**DIRECTIONS FOR THIS TASK:** For each line of the data below that holds "What", copy the line.
-- Begin MATERIAL SUPPLIED --
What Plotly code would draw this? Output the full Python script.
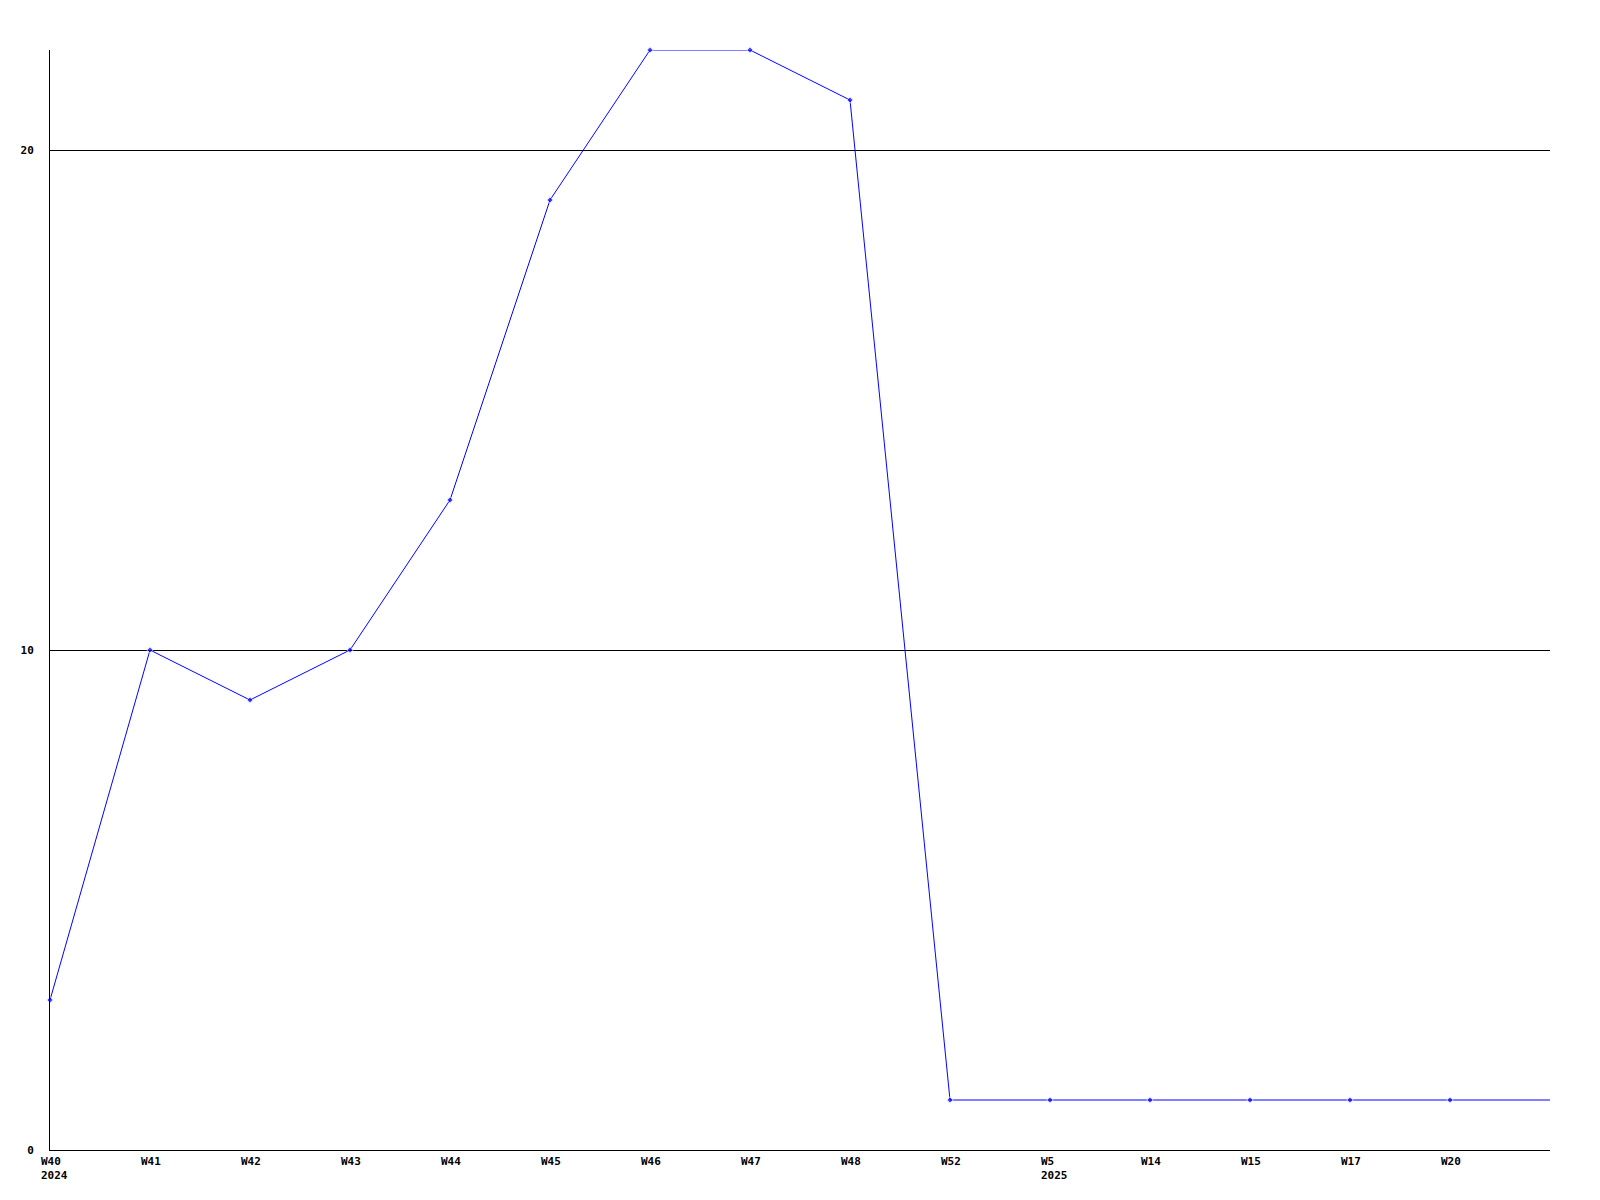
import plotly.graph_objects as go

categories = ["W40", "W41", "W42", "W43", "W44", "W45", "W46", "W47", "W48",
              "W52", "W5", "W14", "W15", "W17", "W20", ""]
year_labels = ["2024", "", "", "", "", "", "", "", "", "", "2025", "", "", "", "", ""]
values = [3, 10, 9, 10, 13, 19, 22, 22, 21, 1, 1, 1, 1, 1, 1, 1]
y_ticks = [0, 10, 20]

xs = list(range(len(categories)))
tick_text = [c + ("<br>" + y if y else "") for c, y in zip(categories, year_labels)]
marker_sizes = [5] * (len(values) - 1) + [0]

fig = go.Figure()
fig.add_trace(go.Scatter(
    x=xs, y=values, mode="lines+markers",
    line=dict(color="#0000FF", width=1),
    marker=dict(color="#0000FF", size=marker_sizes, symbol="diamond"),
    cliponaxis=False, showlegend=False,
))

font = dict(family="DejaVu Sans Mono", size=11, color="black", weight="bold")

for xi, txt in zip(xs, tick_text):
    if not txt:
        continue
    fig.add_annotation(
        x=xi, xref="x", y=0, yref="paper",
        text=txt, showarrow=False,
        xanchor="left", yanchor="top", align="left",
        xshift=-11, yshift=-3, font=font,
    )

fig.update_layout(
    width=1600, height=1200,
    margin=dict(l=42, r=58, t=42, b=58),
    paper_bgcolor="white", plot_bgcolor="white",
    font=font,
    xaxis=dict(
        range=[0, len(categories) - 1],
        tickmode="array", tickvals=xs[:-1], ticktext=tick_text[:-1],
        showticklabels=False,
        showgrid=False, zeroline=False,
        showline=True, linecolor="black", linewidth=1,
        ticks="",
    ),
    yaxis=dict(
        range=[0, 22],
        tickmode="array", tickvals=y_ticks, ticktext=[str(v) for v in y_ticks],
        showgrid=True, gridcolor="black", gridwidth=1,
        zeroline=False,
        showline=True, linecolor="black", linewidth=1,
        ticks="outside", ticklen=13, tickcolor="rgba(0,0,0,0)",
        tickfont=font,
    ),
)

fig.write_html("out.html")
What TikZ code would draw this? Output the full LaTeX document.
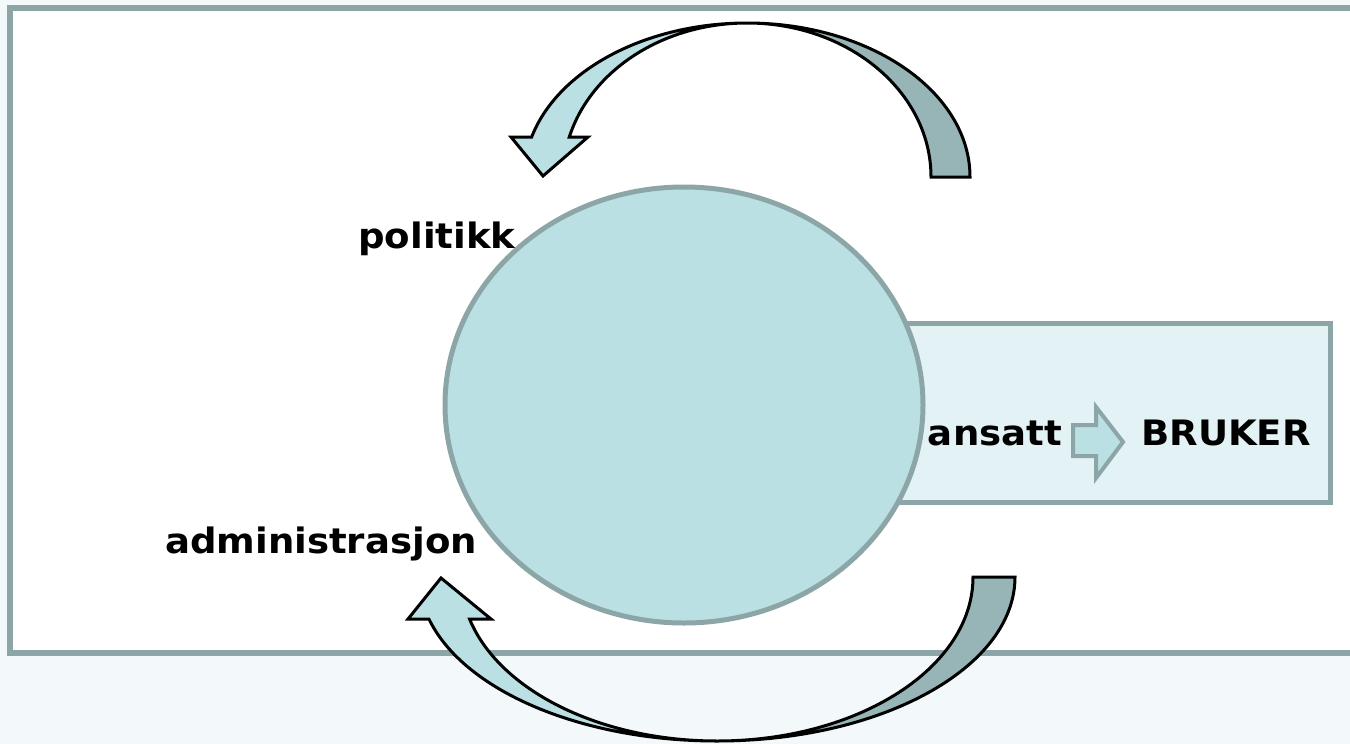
-- End MATERIAL SUPPLIED --
**ANSWER TO THIS TASK:**
What Plotly code would draw this? Output the full Python script.
What TikZ code would draw this? Output the full LaTeX document.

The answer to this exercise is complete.